--- Task objective ---
Reproduce all of the data below without alteration; exclude every picture.

========

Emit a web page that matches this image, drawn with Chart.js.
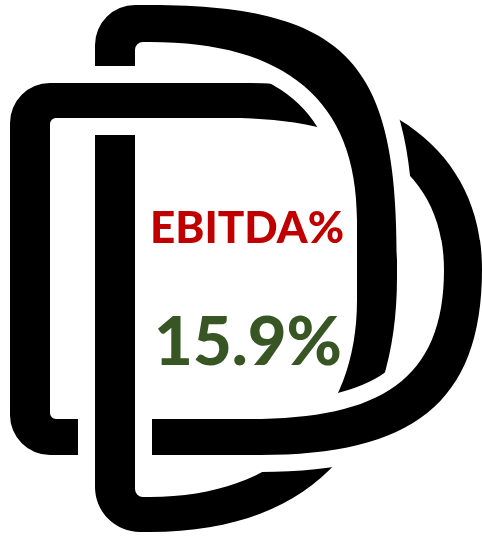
<!DOCTYPE html>
<html>
<head>
<meta charset="utf-8">
<title>EBITDA%</title>
<script src="https://cdn.jsdelivr.net/npm/chart.js@4.4.0/dist/chart.umd.min.js"></script>
<style>
  html, body { margin: 0; padding: 0; background: #ffffff; }
  #kpiChart { display: block; }
</style>
</head>
<body>
<canvas id="kpiChart" width="482" height="537"></canvas>
<script>
// KPI data
const kpiLabels = ['EBITDA%'];
const kpiValues = [15.9];
const kpiSuffix = ['%'];

const GAP = 17; // white gap where the two D's cross

// -------------------------------
// LOGO PATHS (two interlocked D's)
// -------------------------------
function frontOuter(ctx) {
  ctx.moveTo(50, 83);
  ctx.lineTo(250, 83);
  ctx.bezierCurveTo(385, 83, 482, 150, 482, 269);
  ctx.bezierCurveTo(482, 405, 410, 455, 260, 455);
  ctx.lineTo(50, 455);
  ctx.arcTo(10, 455, 10, 415, 40);
  ctx.lineTo(10, 123);
  ctx.arcTo(10, 83, 50, 83, 40);
  ctx.closePath();
}
function frontInner(ctx) {
  ctx.moveTo(56, 118);
  ctx.lineTo(230, 118);
  ctx.bezierCurveTo(350, 118, 444, 160, 444, 270);
  ctx.bezierCurveTo(444, 380, 380, 419, 250, 419);
  ctx.lineTo(56, 419);
  ctx.arcTo(50, 419, 50, 413, 6);
  ctx.lineTo(50, 124);
  ctx.arcTo(50, 118, 56, 118, 6);
  ctx.closePath();
}
function backOuter(ctx) {
  ctx.moveTo(135, 5);
  ctx.lineTo(150, 5);
  ctx.bezierCurveTo(355, 5, 397, 70, 397, 260);
  ctx.lineTo(397, 277);
  ctx.bezierCurveTo(397, 430, 320, 532, 150, 532);
  ctx.lineTo(140, 532);
  ctx.arcTo(95, 532, 95, 487, 45);
  ctx.lineTo(95, 45);
  ctx.arcTo(95, 5, 135, 5, 40);
  ctx.closePath();
}
function backInner(ctx) {
  ctx.moveTo(143, 42);
  ctx.lineTo(150, 42);
  ctx.bezierCurveTo(285, 42, 357, 100, 357, 220);
  ctx.lineTo(357, 300);
  ctx.bezierCurveTo(357, 420, 280, 497, 150, 497);
  ctx.lineTo(143, 497);
  ctx.arcTo(135, 497, 135, 489, 8);
  ctx.lineTo(135, 50);
  ctx.arcTo(135, 42, 143, 42, 8);
  ctx.closePath();
}

// halo in white, then the ring in black
function drawRing(ctx, outer, inner) {
  ctx.beginPath();
  outer(ctx);
  inner(ctx);
  ctx.lineJoin = 'round';
  ctx.lineWidth = GAP * 2;
  ctx.strokeStyle = '#ffffff';
  ctx.stroke();
  ctx.fillStyle = '#000000';
  ctx.fill('evenodd');
}

const logoPlugin = {
  id: 'logo',
  beforeDraw(chart) {
    const ctx = chart.ctx;
    ctx.save();
    drawRing(ctx, frontOuter, frontInner);
    drawRing(ctx, backOuter, backInner);
    // front D passes over the back D at top-left and lower-right
    [[55, 45, 140, 110], [240, 240, 242, 297]].forEach(r => {
      ctx.save();
      ctx.beginPath();
      ctx.rect(r[0], r[1], r[2], r[3]);
      ctx.clip();
      drawRing(ctx, frontOuter, frontInner);
      ctx.restore();
    });
    ctx.restore();
  },
  afterDraw(chart) {
    const ctx = chart.ctx;
    const label = chart.data.labels[0];
    const value = chart.data.datasets[0].data[0];
    ctx.save();
    ctx.textAlign = 'center';
    ctx.textBaseline = 'alphabetic';
    ctx.fillStyle = '#C00000';
    ctx.font = '900 44px Lato';
    ctx.fillText(label, 247, 243);
    ctx.fillStyle = '#375623';
    ctx.font = '900 67px Lato';
    ctx.fillText(value.toFixed(1) + kpiSuffix[0], 248, 365);
    ctx.restore();
  }
};

new Chart(document.getElementById('kpiChart'), {
  type: 'bar',
  data: {
    labels: kpiLabels,
    datasets: [{
      label: kpiLabels[0],
      data: kpiValues,
      hidden: true
    }]
  },
  options: {
    responsive: false,
    animation: false,
    events: [],
    layout: { padding: 0 },
    scales: {
      x: { display: false },
      y: { display: false }
    },
    plugins: {
      legend: { display: false },
      tooltip: { enabled: false }
    }
  },
  plugins: [logoPlugin]
});
</script>
</body>
</html>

========

--- Solution below ---
Emit a web page that matches this image, drawn with Chart.js.
<!DOCTYPE html>
<html>
<head>
<meta charset="utf-8">
<title>EBITDA%</title>
<script src="https://cdn.jsdelivr.net/npm/chart.js@4.4.0/dist/chart.umd.min.js"></script>
<style>
  html, body { margin: 0; padding: 0; background: #ffffff; }
  #kpiChart { display: block; }
</style>
</head>
<body>
<canvas id="kpiChart" width="482" height="537"></canvas>
<script>
// KPI data
const kpiLabels = ['EBITDA%'];
const kpiValues = [15.9];
const kpiSuffix = ['%'];

const GAP = 17; // white gap where the two D's cross

// -------------------------------
// LOGO PATHS (two interlocked D's)
// -------------------------------
function frontOuter(ctx) {
  ctx.moveTo(50, 83);
  ctx.lineTo(250, 83);
  ctx.bezierCurveTo(385, 83, 482, 150, 482, 269);
  ctx.bezierCurveTo(482, 405, 410, 455, 260, 455);
  ctx.lineTo(50, 455);
  ctx.arcTo(10, 455, 10, 415, 40);
  ctx.lineTo(10, 123);
  ctx.arcTo(10, 83, 50, 83, 40);
  ctx.closePath();
}
function frontInner(ctx) {
  ctx.moveTo(56, 118);
  ctx.lineTo(230, 118);
  ctx.bezierCurveTo(350, 118, 444, 160, 444, 270);
  ctx.bezierCurveTo(444, 380, 380, 419, 250, 419);
  ctx.lineTo(56, 419);
  ctx.arcTo(50, 419, 50, 413, 6);
  ctx.lineTo(50, 124);
  ctx.arcTo(50, 118, 56, 118, 6);
  ctx.closePath();
}
function backOuter(ctx) {
  ctx.moveTo(135, 5);
  ctx.lineTo(150, 5);
  ctx.bezierCurveTo(355, 5, 397, 70, 397, 260);
  ctx.lineTo(397, 277);
  ctx.bezierCurveTo(397, 430, 320, 532, 150, 532);
  ctx.lineTo(140, 532);
  ctx.arcTo(95, 532, 95, 487, 45);
  ctx.lineTo(95, 45);
  ctx.arcTo(95, 5, 135, 5, 40);
  ctx.closePath();
}
function backInner(ctx) {
  ctx.moveTo(143, 42);
  ctx.lineTo(150, 42);
  ctx.bezierCurveTo(285, 42, 357, 100, 357, 220);
  ctx.lineTo(357, 300);
  ctx.bezierCurveTo(357, 420, 280, 497, 150, 497);
  ctx.lineTo(143, 497);
  ctx.arcTo(135, 497, 135, 489, 8);
  ctx.lineTo(135, 50);
  ctx.arcTo(135, 42, 143, 42, 8);
  ctx.closePath();
}

// halo in white, then the ring in black
function drawRing(ctx, outer, inner) {
  ctx.beginPath();
  outer(ctx);
  inner(ctx);
  ctx.lineJoin = 'round';
  ctx.lineWidth = GAP * 2;
  ctx.strokeStyle = '#ffffff';
  ctx.stroke();
  ctx.fillStyle = '#000000';
  ctx.fill('evenodd');
}

const logoPlugin = {
  id: 'logo',
  beforeDraw(chart) {
    const ctx = chart.ctx;
    ctx.save();
    drawRing(ctx, frontOuter, frontInner);
    drawRing(ctx, backOuter, backInner);
    // front D passes over the back D at top-left and lower-right
    [[55, 45, 140, 110], [240, 240, 242, 297]].forEach(r => {
      ctx.save();
      ctx.beginPath();
      ctx.rect(r[0], r[1], r[2], r[3]);
      ctx.clip();
      drawRing(ctx, frontOuter, frontInner);
      ctx.restore();
    });
    ctx.restore();
  },
  afterDraw(chart) {
    const ctx = chart.ctx;
    const label = chart.data.labels[0];
    const value = chart.data.datasets[0].data[0];
    ctx.save();
    ctx.textAlign = 'center';
    ctx.textBaseline = 'alphabetic';
    ctx.fillStyle = '#C00000';
    ctx.font = '900 44px Lato';
    ctx.fillText(label, 247, 243);
    ctx.fillStyle = '#375623';
    ctx.font = '900 67px Lato';
    ctx.fillText(value.toFixed(1) + kpiSuffix[0], 248, 365);
    ctx.restore();
  }
};

new Chart(document.getElementById('kpiChart'), {
  type: 'bar',
  data: {
    labels: kpiLabels,
    datasets: [{
      label: kpiLabels[0],
      data: kpiValues,
      hidden: true
    }]
  },
  options: {
    responsive: false,
    animation: false,
    events: [],
    layout: { padding: 0 },
    scales: {
      x: { display: false },
      y: { display: false }
    },
    plugins: {
      legend: { display: false },
      tooltip: { enabled: false }
    }
  },
  plugins: [logoPlugin]
});
</script>
</body>
</html>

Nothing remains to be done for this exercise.